### DATA FOR THE TASK ###
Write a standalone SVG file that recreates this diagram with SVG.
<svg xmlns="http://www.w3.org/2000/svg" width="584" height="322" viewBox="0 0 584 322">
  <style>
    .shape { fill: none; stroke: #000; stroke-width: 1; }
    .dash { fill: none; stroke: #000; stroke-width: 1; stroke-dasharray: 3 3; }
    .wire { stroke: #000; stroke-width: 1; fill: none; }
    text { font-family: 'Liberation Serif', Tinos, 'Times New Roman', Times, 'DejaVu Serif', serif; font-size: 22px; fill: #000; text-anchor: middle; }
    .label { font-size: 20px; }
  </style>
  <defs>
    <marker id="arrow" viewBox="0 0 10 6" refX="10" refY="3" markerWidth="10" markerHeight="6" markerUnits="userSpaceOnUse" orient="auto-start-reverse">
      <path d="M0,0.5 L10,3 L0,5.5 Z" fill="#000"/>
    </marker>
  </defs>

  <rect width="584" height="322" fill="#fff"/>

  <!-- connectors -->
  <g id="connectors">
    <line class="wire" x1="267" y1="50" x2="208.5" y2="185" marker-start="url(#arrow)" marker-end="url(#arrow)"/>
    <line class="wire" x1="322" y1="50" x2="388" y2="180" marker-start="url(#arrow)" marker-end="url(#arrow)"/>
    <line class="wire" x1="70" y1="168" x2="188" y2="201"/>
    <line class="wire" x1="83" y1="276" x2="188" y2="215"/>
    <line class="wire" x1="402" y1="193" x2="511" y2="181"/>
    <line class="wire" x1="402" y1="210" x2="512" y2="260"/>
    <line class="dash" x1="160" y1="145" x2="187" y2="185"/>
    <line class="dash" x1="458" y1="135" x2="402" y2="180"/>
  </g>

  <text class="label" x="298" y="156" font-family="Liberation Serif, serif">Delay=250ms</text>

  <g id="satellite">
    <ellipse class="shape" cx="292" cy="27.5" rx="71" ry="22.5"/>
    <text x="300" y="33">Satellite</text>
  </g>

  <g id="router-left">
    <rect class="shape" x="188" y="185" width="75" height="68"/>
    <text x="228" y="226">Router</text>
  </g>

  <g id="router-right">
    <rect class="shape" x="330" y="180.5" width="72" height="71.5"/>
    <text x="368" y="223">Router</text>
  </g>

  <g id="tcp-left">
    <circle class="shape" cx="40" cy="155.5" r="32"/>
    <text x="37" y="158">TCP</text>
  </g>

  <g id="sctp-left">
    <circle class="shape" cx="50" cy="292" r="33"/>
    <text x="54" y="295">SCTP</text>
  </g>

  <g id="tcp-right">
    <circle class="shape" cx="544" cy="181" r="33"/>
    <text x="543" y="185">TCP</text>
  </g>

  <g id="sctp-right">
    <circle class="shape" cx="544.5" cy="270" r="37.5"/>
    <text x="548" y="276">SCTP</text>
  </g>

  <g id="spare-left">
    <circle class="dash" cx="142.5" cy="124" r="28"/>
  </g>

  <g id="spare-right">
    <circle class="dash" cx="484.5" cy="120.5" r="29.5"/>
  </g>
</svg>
###
### DATA FOR THE TASK ###
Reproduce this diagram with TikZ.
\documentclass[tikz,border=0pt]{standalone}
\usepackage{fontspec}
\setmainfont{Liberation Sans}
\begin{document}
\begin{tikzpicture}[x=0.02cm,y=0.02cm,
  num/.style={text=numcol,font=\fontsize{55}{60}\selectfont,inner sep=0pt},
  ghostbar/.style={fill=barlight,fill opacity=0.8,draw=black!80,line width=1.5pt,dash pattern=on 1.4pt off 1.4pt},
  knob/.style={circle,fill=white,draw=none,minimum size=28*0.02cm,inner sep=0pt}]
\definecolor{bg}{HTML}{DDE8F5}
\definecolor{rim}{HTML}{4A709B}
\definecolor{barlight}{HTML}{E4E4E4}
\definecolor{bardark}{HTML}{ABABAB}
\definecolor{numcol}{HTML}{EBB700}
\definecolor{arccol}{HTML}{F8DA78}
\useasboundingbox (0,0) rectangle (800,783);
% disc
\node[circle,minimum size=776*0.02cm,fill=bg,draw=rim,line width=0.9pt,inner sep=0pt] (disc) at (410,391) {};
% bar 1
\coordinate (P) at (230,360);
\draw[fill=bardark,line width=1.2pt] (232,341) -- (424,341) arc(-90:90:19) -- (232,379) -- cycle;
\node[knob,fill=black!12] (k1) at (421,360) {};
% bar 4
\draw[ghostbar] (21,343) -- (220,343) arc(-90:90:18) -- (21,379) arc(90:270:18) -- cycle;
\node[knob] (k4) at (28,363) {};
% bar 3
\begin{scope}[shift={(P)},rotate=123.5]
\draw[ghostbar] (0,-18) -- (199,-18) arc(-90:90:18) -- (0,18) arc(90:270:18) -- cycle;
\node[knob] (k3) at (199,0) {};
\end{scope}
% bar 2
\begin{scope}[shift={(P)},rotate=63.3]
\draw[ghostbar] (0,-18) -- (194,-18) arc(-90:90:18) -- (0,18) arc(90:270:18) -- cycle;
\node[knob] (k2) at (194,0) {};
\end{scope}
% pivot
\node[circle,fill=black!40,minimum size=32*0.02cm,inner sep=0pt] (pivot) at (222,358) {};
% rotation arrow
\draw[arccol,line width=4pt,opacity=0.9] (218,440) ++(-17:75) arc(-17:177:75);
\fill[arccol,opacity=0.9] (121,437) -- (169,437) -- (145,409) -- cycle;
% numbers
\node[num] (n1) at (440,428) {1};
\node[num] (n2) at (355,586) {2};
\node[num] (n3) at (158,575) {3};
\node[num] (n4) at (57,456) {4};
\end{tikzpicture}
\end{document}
###
Determine how many lines of the records above contain the word "standalone", and report only that number.

→ **ANSWER IN FULL**
2